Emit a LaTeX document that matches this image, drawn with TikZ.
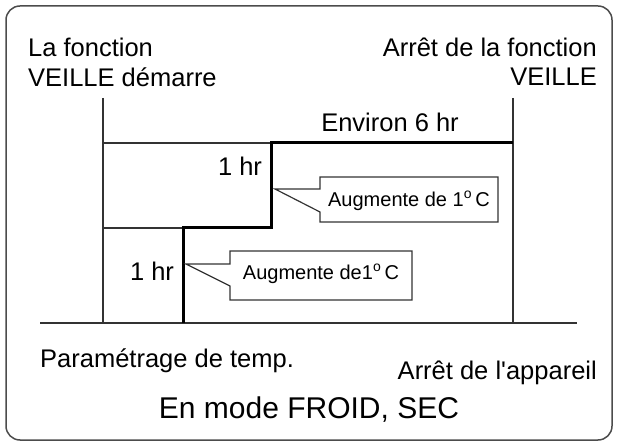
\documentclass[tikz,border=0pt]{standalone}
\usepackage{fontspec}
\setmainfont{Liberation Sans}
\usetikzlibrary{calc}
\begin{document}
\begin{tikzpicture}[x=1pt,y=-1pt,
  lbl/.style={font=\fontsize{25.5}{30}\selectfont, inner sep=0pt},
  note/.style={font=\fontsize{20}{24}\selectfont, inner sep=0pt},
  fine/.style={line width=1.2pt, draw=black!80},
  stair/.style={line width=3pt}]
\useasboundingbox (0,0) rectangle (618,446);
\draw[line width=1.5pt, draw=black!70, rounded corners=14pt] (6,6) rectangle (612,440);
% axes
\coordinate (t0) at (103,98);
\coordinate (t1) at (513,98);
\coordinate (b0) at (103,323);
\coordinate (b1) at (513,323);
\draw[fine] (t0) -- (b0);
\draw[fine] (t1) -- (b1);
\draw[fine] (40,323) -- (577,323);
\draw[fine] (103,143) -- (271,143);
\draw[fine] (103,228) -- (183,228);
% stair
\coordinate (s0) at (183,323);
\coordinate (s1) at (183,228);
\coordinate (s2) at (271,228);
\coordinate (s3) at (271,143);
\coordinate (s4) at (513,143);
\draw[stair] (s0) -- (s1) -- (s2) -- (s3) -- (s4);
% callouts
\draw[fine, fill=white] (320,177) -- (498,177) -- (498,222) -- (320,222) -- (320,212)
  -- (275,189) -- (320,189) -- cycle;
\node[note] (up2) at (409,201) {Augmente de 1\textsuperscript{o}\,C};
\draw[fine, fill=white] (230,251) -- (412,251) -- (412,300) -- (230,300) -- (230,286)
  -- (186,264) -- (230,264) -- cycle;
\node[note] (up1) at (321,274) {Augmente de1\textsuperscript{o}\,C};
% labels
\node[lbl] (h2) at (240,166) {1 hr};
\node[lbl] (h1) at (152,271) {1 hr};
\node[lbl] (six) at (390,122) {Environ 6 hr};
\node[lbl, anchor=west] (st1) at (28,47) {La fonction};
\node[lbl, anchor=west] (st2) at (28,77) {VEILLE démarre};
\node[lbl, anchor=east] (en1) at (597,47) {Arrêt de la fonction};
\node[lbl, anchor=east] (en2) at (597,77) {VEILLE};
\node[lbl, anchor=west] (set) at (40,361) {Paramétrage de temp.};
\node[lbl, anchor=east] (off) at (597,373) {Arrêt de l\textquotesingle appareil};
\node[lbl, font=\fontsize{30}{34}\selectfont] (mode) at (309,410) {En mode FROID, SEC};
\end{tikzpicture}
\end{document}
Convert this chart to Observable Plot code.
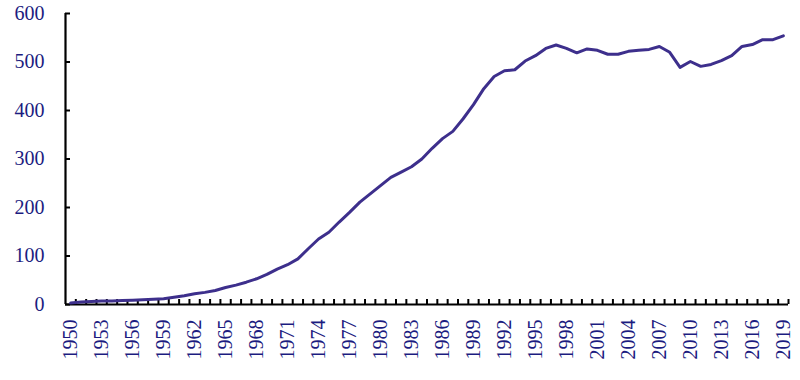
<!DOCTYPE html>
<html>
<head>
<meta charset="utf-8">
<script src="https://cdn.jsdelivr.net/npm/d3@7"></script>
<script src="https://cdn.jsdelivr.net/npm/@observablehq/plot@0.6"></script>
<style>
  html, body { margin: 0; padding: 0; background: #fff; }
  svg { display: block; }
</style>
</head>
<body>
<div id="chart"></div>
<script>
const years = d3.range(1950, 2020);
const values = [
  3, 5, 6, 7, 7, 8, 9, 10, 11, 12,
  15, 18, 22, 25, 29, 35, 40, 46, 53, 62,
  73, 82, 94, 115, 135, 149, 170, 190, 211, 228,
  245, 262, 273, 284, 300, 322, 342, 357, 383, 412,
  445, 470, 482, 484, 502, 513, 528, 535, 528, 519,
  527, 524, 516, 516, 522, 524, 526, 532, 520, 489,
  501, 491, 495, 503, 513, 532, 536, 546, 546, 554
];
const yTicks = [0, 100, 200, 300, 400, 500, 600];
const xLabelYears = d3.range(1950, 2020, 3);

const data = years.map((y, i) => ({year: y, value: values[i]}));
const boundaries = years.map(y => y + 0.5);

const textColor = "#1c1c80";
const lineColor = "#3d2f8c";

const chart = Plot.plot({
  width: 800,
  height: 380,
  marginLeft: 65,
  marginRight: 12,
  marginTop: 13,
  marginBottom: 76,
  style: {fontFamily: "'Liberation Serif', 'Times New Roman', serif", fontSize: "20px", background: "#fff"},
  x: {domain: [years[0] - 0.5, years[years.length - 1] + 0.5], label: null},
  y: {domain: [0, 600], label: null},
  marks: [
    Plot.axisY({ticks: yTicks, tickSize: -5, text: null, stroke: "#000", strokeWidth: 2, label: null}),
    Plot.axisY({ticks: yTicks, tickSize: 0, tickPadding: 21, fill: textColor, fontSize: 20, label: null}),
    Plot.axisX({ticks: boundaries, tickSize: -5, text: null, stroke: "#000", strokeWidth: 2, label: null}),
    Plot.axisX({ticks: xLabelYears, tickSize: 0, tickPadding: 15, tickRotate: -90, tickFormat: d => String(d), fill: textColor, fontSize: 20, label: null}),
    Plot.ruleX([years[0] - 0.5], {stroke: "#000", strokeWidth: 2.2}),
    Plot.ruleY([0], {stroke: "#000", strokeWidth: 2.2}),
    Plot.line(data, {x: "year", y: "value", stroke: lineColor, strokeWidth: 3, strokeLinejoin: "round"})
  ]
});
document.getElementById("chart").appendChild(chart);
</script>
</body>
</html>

- - - - - - -

What the exercise asks. Transcribe each entry precisely as given, leaving the pictures out.

Answer to the task.
Emit a LaTeX document that matches this image, drawn with TikZ.
\documentclass[tikz,border=0pt]{standalone}
\usepackage{fontspec}
\setmainfont{Liberation Sans}
\usetikzlibrary{calc}
\begin{document}
\begin{tikzpicture}[x=1pt,y=-1pt,
  lbl/.style={font=\fontsize{25.5}{30}\selectfont, inner sep=0pt},
  note/.style={font=\fontsize{20}{24}\selectfont, inner sep=0pt},
  fine/.style={line width=1.2pt, draw=black!80},
  stair/.style={line width=3pt}]
\useasboundingbox (0,0) rectangle (618,446);
\draw[line width=1.5pt, draw=black!70, rounded corners=14pt] (6,6) rectangle (612,440);
% axes
\coordinate (t0) at (103,98);
\coordinate (t1) at (513,98);
\coordinate (b0) at (103,323);
\coordinate (b1) at (513,323);
\draw[fine] (t0) -- (b0);
\draw[fine] (t1) -- (b1);
\draw[fine] (40,323) -- (577,323);
\draw[fine] (103,143) -- (271,143);
\draw[fine] (103,228) -- (183,228);
% stair
\coordinate (s0) at (183,323);
\coordinate (s1) at (183,228);
\coordinate (s2) at (271,228);
\coordinate (s3) at (271,143);
\coordinate (s4) at (513,143);
\draw[stair] (s0) -- (s1) -- (s2) -- (s3) -- (s4);
% callouts
\draw[fine, fill=white] (320,177) -- (498,177) -- (498,222) -- (320,222) -- (320,212)
  -- (275,189) -- (320,189) -- cycle;
\node[note] (up2) at (409,201) {Augmente de 1\textsuperscript{o}\,C};
\draw[fine, fill=white] (230,251) -- (412,251) -- (412,300) -- (230,300) -- (230,286)
  -- (186,264) -- (230,264) -- cycle;
\node[note] (up1) at (321,274) {Augmente de1\textsuperscript{o}\,C};
% labels
\node[lbl] (h2) at (240,166) {1 hr};
\node[lbl] (h1) at (152,271) {1 hr};
\node[lbl] (six) at (390,122) {Environ 6 hr};
\node[lbl, anchor=west] (st1) at (28,47) {La fonction};
\node[lbl, anchor=west] (st2) at (28,77) {VEILLE démarre};
\node[lbl, anchor=east] (en1) at (597,47) {Arrêt de la fonction};
\node[lbl, anchor=east] (en2) at (597,77) {VEILLE};
\node[lbl, anchor=west] (set) at (40,361) {Paramétrage de temp.};
\node[lbl, anchor=east] (off) at (597,373) {Arrêt de l\textquotesingle appareil};
\node[lbl, font=\fontsize{30}{34}\selectfont] (mode) at (309,410) {En mode FROID, SEC};
\end{tikzpicture}
\end{document}
Convert this chart to Observable Plot code.
<!DOCTYPE html>
<html>
<head>
<meta charset="utf-8">
<script src="https://cdn.jsdelivr.net/npm/d3@7"></script>
<script src="https://cdn.jsdelivr.net/npm/@observablehq/plot@0.6"></script>
<style>
  html, body { margin: 0; padding: 0; background: #fff; }
  svg { display: block; }
</style>
</head>
<body>
<div id="chart"></div>
<script>
const years = d3.range(1950, 2020);
const values = [
  3, 5, 6, 7, 7, 8, 9, 10, 11, 12,
  15, 18, 22, 25, 29, 35, 40, 46, 53, 62,
  73, 82, 94, 115, 135, 149, 170, 190, 211, 228,
  245, 262, 273, 284, 300, 322, 342, 357, 383, 412,
  445, 470, 482, 484, 502, 513, 528, 535, 528, 519,
  527, 524, 516, 516, 522, 524, 526, 532, 520, 489,
  501, 491, 495, 503, 513, 532, 536, 546, 546, 554
];
const yTicks = [0, 100, 200, 300, 400, 500, 600];
const xLabelYears = d3.range(1950, 2020, 3);

const data = years.map((y, i) => ({year: y, value: values[i]}));
const boundaries = years.map(y => y + 0.5);

const textColor = "#1c1c80";
const lineColor = "#3d2f8c";

const chart = Plot.plot({
  width: 800,
  height: 380,
  marginLeft: 65,
  marginRight: 12,
  marginTop: 13,
  marginBottom: 76,
  style: {fontFamily: "'Liberation Serif', 'Times New Roman', serif", fontSize: "20px", background: "#fff"},
  x: {domain: [years[0] - 0.5, years[years.length - 1] + 0.5], label: null},
  y: {domain: [0, 600], label: null},
  marks: [
    Plot.axisY({ticks: yTicks, tickSize: -5, text: null, stroke: "#000", strokeWidth: 2, label: null}),
    Plot.axisY({ticks: yTicks, tickSize: 0, tickPadding: 21, fill: textColor, fontSize: 20, label: null}),
    Plot.axisX({ticks: boundaries, tickSize: -5, text: null, stroke: "#000", strokeWidth: 2, label: null}),
    Plot.axisX({ticks: xLabelYears, tickSize: 0, tickPadding: 15, tickRotate: -90, tickFormat: d => String(d), fill: textColor, fontSize: 20, label: null}),
    Plot.ruleX([years[0] - 0.5], {stroke: "#000", strokeWidth: 2.2}),
    Plot.ruleY([0], {stroke: "#000", strokeWidth: 2.2}),
    Plot.line(data, {x: "year", y: "value", stroke: lineColor, strokeWidth: 3, strokeLinejoin: "round"})
  ]
});
document.getElementById("chart").appendChild(chart);
</script>
</body>
</html>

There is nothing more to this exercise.